Leave out any picture and return the remaining listing below exactly as given.

— start of Dataset content —

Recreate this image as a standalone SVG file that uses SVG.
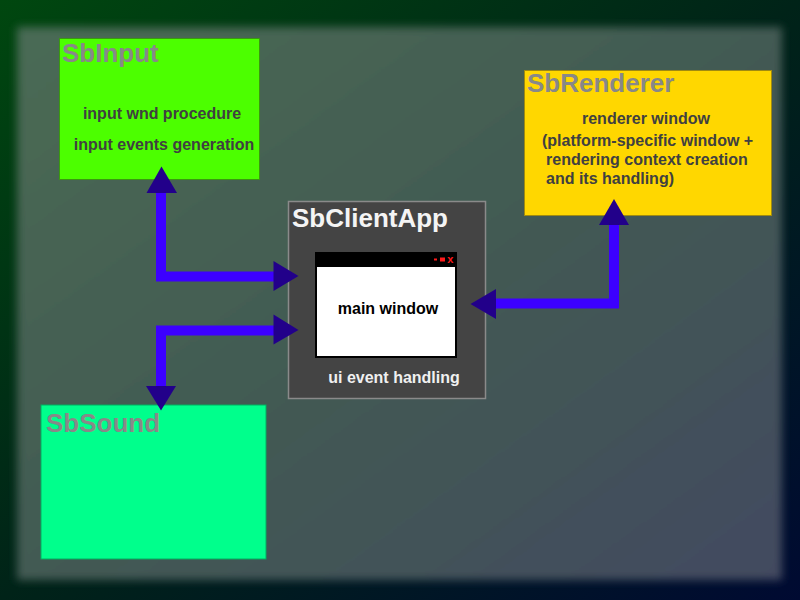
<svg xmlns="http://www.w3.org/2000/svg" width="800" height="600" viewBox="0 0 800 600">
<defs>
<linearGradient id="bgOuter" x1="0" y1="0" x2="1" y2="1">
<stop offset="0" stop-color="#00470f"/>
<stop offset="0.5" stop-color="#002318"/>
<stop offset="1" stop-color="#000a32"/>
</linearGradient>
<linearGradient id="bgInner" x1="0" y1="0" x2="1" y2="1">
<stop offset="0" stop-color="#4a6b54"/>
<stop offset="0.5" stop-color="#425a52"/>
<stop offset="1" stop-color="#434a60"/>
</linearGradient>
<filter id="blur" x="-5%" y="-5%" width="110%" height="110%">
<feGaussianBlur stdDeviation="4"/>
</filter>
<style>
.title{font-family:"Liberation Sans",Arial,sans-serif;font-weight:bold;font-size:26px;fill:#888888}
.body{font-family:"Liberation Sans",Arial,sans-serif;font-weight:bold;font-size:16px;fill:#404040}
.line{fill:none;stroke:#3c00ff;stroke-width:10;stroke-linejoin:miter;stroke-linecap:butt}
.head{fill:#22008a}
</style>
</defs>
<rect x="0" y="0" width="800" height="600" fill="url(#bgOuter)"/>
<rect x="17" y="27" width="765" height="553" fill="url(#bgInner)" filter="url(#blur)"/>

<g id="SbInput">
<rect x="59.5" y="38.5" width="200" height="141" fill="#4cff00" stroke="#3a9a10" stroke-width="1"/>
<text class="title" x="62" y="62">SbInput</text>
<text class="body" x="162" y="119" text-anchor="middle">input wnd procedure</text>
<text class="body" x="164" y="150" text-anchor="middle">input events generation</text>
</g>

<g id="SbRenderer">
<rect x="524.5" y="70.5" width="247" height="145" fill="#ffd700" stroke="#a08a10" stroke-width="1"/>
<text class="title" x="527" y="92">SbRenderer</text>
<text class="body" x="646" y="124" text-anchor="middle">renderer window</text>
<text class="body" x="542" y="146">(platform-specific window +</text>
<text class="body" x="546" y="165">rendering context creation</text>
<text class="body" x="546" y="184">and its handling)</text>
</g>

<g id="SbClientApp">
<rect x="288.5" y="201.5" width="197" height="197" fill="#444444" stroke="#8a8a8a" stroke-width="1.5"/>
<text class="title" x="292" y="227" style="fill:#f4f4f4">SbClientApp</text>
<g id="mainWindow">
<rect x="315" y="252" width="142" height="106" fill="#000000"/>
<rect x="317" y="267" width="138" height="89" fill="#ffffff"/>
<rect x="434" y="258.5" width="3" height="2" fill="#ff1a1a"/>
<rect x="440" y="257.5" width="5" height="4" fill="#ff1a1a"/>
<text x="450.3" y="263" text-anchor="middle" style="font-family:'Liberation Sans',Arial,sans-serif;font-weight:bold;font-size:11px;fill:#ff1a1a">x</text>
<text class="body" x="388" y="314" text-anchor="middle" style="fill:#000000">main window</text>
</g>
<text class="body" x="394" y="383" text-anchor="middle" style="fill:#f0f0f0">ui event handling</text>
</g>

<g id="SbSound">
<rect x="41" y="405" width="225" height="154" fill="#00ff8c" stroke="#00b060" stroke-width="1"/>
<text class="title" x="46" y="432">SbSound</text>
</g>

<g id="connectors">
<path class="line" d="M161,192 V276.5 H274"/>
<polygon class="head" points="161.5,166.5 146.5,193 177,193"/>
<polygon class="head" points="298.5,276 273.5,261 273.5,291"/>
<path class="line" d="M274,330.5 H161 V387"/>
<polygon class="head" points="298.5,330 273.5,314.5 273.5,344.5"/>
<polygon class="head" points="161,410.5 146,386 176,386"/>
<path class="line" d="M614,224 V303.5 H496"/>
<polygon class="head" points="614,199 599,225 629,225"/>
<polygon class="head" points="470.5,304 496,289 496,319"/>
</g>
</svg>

— end of Dataset content —

◆ **Solution to this task**
Recreate this image as a standalone SVG file that uses SVG.
<svg xmlns="http://www.w3.org/2000/svg" width="800" height="600" viewBox="0 0 800 600">
<defs>
<linearGradient id="bgOuter" x1="0" y1="0" x2="1" y2="1">
<stop offset="0" stop-color="#00470f"/>
<stop offset="0.5" stop-color="#002318"/>
<stop offset="1" stop-color="#000a32"/>
</linearGradient>
<linearGradient id="bgInner" x1="0" y1="0" x2="1" y2="1">
<stop offset="0" stop-color="#4a6b54"/>
<stop offset="0.5" stop-color="#425a52"/>
<stop offset="1" stop-color="#434a60"/>
</linearGradient>
<filter id="blur" x="-5%" y="-5%" width="110%" height="110%">
<feGaussianBlur stdDeviation="4"/>
</filter>
<style>
.title{font-family:"Liberation Sans",Arial,sans-serif;font-weight:bold;font-size:26px;fill:#888888}
.body{font-family:"Liberation Sans",Arial,sans-serif;font-weight:bold;font-size:16px;fill:#404040}
.line{fill:none;stroke:#3c00ff;stroke-width:10;stroke-linejoin:miter;stroke-linecap:butt}
.head{fill:#22008a}
</style>
</defs>
<rect x="0" y="0" width="800" height="600" fill="url(#bgOuter)"/>
<rect x="17" y="27" width="765" height="553" fill="url(#bgInner)" filter="url(#blur)"/>

<g id="SbInput">
<rect x="59.5" y="38.5" width="200" height="141" fill="#4cff00" stroke="#3a9a10" stroke-width="1"/>
<text class="title" x="62" y="62">SbInput</text>
<text class="body" x="162" y="119" text-anchor="middle">input wnd procedure</text>
<text class="body" x="164" y="150" text-anchor="middle">input events generation</text>
</g>

<g id="SbRenderer">
<rect x="524.5" y="70.5" width="247" height="145" fill="#ffd700" stroke="#a08a10" stroke-width="1"/>
<text class="title" x="527" y="92">SbRenderer</text>
<text class="body" x="646" y="124" text-anchor="middle">renderer window</text>
<text class="body" x="542" y="146">(platform-specific window +</text>
<text class="body" x="546" y="165">rendering context creation</text>
<text class="body" x="546" y="184">and its handling)</text>
</g>

<g id="SbClientApp">
<rect x="288.5" y="201.5" width="197" height="197" fill="#444444" stroke="#8a8a8a" stroke-width="1.5"/>
<text class="title" x="292" y="227" style="fill:#f4f4f4">SbClientApp</text>
<g id="mainWindow">
<rect x="315" y="252" width="142" height="106" fill="#000000"/>
<rect x="317" y="267" width="138" height="89" fill="#ffffff"/>
<rect x="434" y="258.5" width="3" height="2" fill="#ff1a1a"/>
<rect x="440" y="257.5" width="5" height="4" fill="#ff1a1a"/>
<text x="450.3" y="263" text-anchor="middle" style="font-family:'Liberation Sans',Arial,sans-serif;font-weight:bold;font-size:11px;fill:#ff1a1a">x</text>
<text class="body" x="388" y="314" text-anchor="middle" style="fill:#000000">main window</text>
</g>
<text class="body" x="394" y="383" text-anchor="middle" style="fill:#f0f0f0">ui event handling</text>
</g>

<g id="SbSound">
<rect x="41" y="405" width="225" height="154" fill="#00ff8c" stroke="#00b060" stroke-width="1"/>
<text class="title" x="46" y="432">SbSound</text>
</g>

<g id="connectors">
<path class="line" d="M161,192 V276.5 H274"/>
<polygon class="head" points="161.5,166.5 146.5,193 177,193"/>
<polygon class="head" points="298.5,276 273.5,261 273.5,291"/>
<path class="line" d="M274,330.5 H161 V387"/>
<polygon class="head" points="298.5,330 273.5,314.5 273.5,344.5"/>
<polygon class="head" points="161,410.5 146,386 176,386"/>
<path class="line" d="M614,224 V303.5 H496"/>
<polygon class="head" points="614,199 599,225 629,225"/>
<polygon class="head" points="470.5,304 496,289 496,319"/>
</g>
</svg>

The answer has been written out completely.